STATED GOAL: List each line of the data that holds the string "chart", please.

+++

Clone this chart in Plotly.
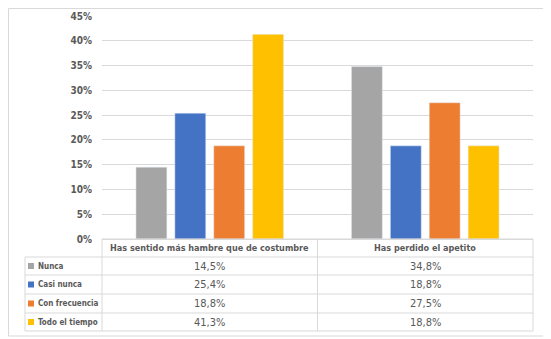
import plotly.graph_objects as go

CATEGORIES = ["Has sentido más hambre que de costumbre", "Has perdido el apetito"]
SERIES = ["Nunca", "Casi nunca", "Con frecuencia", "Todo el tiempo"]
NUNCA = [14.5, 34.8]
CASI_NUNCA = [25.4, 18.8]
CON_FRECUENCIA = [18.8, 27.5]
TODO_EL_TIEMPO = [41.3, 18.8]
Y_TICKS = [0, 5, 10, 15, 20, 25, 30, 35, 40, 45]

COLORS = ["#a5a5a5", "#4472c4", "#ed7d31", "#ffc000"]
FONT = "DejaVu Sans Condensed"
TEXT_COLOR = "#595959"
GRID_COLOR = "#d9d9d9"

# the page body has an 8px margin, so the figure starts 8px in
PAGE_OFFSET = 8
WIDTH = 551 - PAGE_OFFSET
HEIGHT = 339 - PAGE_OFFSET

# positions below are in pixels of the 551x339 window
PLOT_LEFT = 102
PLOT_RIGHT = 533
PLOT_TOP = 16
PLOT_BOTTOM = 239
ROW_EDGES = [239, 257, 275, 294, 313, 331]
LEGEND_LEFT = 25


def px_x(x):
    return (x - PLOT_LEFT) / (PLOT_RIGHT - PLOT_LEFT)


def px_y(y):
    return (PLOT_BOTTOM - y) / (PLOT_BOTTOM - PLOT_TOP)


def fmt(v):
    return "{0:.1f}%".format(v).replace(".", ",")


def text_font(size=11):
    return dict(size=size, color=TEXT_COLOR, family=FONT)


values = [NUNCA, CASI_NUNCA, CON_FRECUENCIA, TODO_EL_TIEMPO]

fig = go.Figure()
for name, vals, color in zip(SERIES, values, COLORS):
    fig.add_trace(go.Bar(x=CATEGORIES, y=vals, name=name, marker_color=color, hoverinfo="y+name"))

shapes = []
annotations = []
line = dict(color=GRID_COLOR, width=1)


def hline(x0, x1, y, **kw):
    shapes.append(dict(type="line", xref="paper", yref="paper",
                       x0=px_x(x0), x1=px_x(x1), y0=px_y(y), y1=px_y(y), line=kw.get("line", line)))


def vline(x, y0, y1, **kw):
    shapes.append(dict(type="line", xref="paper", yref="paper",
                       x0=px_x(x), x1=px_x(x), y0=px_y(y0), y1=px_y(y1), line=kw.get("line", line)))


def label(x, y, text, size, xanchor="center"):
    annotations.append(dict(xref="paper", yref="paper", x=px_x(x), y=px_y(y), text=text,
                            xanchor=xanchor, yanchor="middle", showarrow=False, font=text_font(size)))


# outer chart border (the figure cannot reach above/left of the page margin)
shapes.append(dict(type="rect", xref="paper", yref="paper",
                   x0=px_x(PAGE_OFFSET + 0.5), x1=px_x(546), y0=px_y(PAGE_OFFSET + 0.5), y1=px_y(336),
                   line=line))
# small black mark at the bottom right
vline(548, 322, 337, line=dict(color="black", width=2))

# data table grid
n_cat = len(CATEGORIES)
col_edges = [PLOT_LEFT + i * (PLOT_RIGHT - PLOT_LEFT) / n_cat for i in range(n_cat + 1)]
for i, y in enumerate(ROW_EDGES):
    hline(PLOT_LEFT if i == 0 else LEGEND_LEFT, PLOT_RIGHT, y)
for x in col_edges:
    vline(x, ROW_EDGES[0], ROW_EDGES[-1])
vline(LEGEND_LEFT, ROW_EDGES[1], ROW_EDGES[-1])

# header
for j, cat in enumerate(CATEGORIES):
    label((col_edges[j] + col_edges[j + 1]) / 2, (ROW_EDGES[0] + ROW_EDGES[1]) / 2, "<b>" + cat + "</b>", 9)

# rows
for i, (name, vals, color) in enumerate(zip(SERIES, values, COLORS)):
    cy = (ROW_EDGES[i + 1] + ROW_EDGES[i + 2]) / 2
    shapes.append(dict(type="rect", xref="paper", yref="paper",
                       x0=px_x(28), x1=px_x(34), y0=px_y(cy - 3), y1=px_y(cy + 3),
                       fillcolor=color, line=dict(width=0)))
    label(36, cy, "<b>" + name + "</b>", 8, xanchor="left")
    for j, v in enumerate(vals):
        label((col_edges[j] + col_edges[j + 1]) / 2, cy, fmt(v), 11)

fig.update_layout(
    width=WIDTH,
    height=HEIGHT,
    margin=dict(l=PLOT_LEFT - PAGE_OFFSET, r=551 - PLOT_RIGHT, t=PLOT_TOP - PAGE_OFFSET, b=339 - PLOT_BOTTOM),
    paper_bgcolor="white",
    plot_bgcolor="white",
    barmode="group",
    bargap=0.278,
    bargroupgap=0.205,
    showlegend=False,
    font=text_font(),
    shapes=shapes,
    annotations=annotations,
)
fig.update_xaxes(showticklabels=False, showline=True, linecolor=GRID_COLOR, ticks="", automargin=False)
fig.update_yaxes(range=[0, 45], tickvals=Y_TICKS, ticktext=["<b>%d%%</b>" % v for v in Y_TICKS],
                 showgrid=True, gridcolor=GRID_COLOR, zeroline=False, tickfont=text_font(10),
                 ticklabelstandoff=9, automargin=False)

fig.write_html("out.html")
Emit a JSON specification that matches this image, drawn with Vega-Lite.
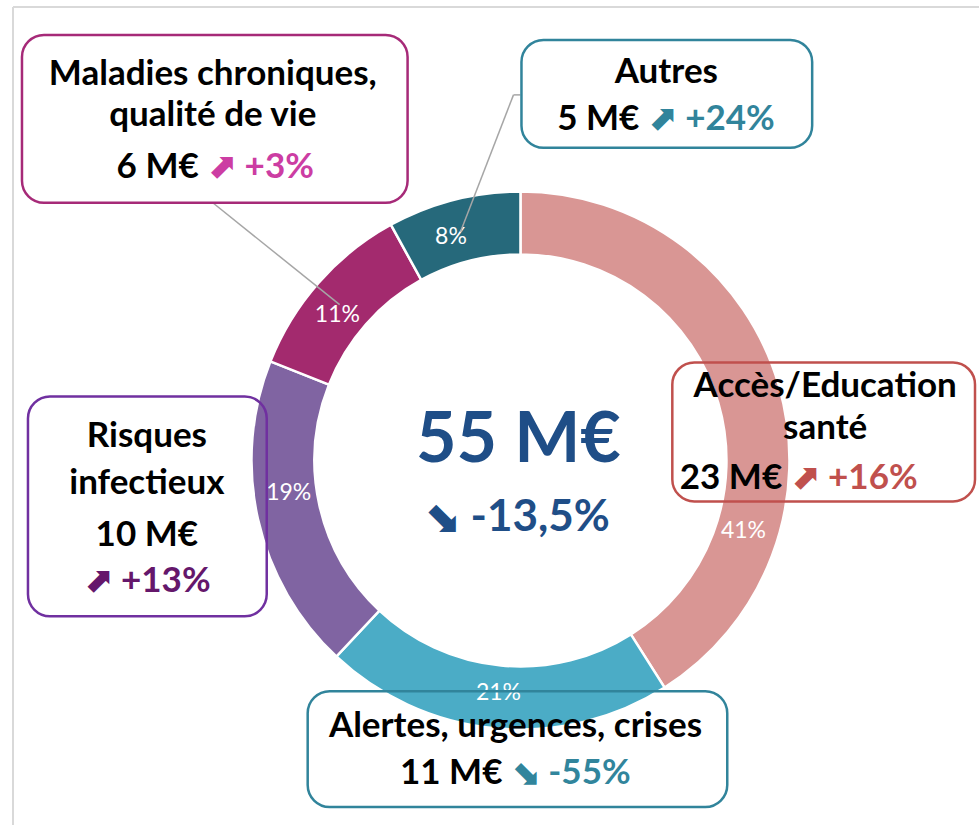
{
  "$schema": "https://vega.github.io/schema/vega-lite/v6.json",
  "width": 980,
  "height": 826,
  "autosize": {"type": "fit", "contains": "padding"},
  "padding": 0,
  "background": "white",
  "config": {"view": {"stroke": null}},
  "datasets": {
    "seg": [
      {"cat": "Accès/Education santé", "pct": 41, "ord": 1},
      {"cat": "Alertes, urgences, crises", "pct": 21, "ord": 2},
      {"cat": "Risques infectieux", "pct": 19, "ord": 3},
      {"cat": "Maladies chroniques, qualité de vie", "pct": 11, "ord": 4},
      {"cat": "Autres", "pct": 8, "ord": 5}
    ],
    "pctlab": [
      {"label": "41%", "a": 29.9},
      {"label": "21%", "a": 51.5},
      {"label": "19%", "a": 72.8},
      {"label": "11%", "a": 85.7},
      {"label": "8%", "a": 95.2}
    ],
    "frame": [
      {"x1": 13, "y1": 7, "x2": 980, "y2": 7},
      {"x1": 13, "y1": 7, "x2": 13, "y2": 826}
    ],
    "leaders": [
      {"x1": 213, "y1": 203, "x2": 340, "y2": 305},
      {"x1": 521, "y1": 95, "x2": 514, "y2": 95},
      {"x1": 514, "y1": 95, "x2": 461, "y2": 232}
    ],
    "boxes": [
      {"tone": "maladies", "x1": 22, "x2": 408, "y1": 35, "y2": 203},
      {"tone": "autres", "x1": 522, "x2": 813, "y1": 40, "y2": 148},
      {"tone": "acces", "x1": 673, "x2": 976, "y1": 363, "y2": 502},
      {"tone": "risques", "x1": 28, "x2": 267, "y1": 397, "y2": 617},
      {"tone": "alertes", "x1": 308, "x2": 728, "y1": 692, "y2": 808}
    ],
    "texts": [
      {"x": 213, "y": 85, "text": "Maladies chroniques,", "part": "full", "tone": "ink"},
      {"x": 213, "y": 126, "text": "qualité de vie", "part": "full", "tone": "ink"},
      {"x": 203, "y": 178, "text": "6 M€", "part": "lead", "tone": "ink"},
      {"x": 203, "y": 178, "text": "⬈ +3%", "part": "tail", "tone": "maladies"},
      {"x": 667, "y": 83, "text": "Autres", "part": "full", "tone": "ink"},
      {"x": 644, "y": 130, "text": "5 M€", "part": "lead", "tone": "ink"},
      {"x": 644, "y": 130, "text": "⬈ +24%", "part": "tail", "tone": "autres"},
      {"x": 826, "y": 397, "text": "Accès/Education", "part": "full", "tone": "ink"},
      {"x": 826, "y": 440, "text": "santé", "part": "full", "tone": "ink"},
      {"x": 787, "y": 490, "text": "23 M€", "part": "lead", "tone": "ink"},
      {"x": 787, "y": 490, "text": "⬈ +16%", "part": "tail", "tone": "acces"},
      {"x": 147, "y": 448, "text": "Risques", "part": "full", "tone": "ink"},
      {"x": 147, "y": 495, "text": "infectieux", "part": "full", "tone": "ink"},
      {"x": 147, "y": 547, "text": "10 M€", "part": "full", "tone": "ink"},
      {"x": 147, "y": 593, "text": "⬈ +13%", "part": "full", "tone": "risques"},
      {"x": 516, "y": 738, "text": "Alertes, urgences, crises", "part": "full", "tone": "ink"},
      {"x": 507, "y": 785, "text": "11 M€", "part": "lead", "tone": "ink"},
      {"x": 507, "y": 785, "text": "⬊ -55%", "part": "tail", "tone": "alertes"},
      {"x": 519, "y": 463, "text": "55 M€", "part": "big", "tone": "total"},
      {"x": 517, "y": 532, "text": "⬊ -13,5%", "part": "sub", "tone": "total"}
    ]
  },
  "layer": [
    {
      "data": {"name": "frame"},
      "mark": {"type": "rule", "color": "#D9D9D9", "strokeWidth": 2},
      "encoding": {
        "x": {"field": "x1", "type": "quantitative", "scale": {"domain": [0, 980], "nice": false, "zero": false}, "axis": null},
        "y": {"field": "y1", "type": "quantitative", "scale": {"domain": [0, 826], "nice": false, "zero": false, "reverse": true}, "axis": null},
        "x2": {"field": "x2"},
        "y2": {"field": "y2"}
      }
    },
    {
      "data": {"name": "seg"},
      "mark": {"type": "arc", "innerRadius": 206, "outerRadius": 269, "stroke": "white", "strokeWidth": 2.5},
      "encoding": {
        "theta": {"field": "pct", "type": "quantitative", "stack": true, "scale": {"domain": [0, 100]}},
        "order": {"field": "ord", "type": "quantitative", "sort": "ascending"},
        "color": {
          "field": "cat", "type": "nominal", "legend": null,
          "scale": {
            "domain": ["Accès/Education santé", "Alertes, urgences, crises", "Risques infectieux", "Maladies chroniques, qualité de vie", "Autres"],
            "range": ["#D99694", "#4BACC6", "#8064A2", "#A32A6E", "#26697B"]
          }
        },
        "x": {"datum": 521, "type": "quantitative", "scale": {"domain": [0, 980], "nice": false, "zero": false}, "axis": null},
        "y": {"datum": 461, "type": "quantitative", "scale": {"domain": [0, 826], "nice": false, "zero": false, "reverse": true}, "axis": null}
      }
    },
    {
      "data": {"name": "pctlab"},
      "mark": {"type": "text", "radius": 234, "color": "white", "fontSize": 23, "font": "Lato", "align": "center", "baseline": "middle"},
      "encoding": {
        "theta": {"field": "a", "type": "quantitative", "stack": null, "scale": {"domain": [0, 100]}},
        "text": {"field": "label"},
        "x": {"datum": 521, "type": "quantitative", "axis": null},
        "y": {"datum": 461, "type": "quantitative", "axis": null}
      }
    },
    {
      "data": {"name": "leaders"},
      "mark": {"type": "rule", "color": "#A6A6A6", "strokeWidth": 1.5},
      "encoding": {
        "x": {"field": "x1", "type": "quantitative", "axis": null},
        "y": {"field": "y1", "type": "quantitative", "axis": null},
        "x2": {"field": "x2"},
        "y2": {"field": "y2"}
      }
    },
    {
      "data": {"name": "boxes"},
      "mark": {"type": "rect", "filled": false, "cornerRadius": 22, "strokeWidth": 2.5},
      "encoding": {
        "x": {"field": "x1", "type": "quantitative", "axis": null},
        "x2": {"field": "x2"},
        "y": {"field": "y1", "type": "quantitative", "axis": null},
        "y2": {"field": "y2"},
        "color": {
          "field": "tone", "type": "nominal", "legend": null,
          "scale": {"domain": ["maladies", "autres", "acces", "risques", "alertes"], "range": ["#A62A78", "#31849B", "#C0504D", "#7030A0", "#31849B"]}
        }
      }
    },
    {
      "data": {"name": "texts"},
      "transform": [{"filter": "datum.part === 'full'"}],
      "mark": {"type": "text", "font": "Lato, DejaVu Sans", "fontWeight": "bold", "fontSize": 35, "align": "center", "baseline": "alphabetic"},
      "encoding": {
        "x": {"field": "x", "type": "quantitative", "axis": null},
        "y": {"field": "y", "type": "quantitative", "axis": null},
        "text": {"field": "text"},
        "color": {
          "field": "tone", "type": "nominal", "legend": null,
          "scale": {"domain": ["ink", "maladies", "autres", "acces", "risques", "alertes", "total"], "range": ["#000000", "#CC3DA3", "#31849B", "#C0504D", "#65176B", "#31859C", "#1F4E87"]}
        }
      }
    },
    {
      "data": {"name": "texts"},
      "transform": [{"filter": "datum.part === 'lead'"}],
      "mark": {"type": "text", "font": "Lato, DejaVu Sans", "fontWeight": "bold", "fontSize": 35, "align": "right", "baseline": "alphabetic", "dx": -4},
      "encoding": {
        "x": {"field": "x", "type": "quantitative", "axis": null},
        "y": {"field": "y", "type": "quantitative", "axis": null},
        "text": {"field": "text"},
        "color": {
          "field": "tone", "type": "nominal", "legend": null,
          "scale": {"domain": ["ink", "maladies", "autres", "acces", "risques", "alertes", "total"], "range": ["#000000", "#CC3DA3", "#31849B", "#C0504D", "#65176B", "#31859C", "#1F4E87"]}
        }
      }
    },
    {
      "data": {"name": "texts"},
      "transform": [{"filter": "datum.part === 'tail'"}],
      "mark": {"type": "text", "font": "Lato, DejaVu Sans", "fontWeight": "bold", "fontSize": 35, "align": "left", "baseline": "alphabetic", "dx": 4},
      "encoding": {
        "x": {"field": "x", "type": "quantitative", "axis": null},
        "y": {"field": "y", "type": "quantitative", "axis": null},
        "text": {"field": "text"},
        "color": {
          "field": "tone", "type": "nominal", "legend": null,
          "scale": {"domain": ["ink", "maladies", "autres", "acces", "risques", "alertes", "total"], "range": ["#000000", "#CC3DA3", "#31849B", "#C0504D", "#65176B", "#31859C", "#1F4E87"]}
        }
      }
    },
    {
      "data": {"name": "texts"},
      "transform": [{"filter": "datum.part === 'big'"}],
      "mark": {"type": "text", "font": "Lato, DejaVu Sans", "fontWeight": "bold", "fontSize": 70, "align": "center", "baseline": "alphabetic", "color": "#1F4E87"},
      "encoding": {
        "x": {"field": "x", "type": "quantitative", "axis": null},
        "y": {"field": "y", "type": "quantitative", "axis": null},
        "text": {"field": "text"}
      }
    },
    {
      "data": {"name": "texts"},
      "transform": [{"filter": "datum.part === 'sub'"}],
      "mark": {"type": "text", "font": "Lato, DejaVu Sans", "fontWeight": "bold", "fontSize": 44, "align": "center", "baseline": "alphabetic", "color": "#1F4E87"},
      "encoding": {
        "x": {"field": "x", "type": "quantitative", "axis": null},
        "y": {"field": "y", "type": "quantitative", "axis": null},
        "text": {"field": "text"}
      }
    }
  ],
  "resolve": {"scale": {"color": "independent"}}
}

+++

SOLUTION FOR THIS PROBLEM:
Clone this chart in Plotly.
# outer chart border (the figure cannot reach above/left of the page margin)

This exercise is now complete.